Le second attentat - une embuscade visant des policiers, qui a causé la mort de l'un d'entre eux - a été revendiqué par l'« IRA Continuité ». Il s'agit de l'aile militaire du Republican Sinn Fein, autre scission du mouvement nationaliste, formée en 1987 par des personnalités connues de ce mouvement.
Depuis la signature de l'« accord de paix », en avril 1998, les attentats sanglants qui avaient marqué la période précédente avaient sans doute disparu. Le gros des groupes armés, nationalistes aussi bien que loyalistes (partisan du maintien de la province dans le Royaume-Uni) avaient troqué leurs armes contre de confortables sinécures au sein du nouvel appareil d'État provincial mis en place par Londres. On avait même vu le « pape » de l'aile la plus bigote du loyalisme, le révérent Ian Paisley, prendre la tête des affaires provinciales aux côtés de Martin McGuinness, l'ancien chef de la brigade de l'IRA à Derry.
Mais derrière cette « paix » de façade, nombre de groupes paramilitaires des deux camps, laissés pour compte dans la répartition des subventions de Londres, ont continué à exister. Certains ont sombré dans le gangstérisme pur et simple, tandis que d'autres, dont ces deux scissions de l'IRA, ont maintenu une existence plus ou moins clandestine, ponctuée d'« actions armées » largement symboliques et sans grandes conséquences.
Surtout, ces onze années de « paix » ont été ponctuées par des affrontements sporadiques dans les quartiers ouvriers, opposant des bandes de jeunes dont les rancoeurs sont alimentées par une pauvreté qui n'a jamais disparu. Or, aujourd'hui, le boom dans la construction et le secteur para-public lié aux subventions du « processus de paix » a implosé sous les coups de la crise, ramenant le chômage à un niveau proche des années 1970.

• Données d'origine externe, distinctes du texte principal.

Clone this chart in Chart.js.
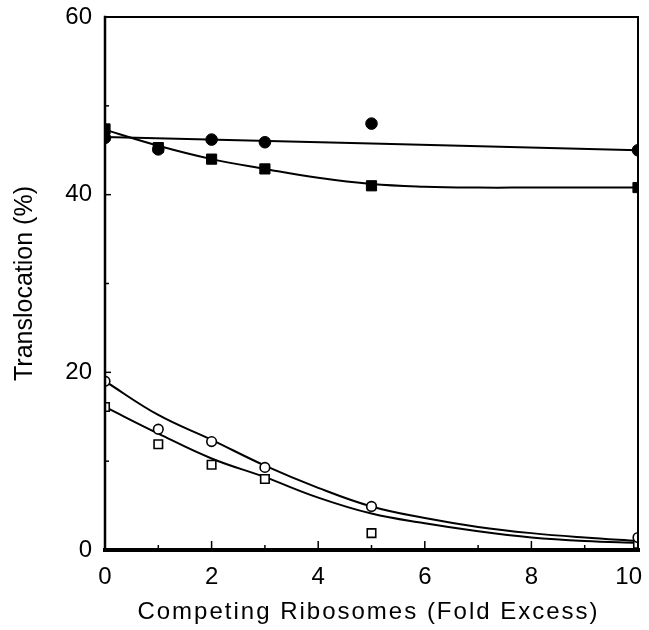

C'est d'ailleurs sans doute pourquoi, pour la première fois depuis la fin des années 1990, des renforts de forces spéciales britanniques ont été affectés en février au maintien de l'ordre en Irlande du Nord, tandis que le vrombissement assourdissant des hélicoptères de surveillance a recommencé à se faire entendre la nuit au-dessus des quartiers pauvres de Belfast.
Sans doute les groupes nationalistes dissidents auteurs des attentats récents cherchent-ils ainsi à se positionner dans l'espoir de capitaliser le mécontentement des quartiers pauvres. Mais leur nationalisme étriqué et le terrorisme imbécile qu'ils prônent, qui ne peut qu'alimenter les haines dans les rangs mêmes des classes pauvres, n'ont rien à voir avec leurs intérêts.
S'il y a un combat à mener, en Irlande du Nord, et il y en a un dont la crise actuelle ne fait que raviver l'urgence, c'est un combat qui vise à unir les rangs du prolétariat contre tous les exploiteurs, anglais et irlandais. Le prolétariat d'Irlande du Nord a déjà payé d'un prix exorbitant l'absence d'une telle politique, celui de milliers de victimes dont la mort n'aura servi qu'à porter au pouvoir ses pires ennemis.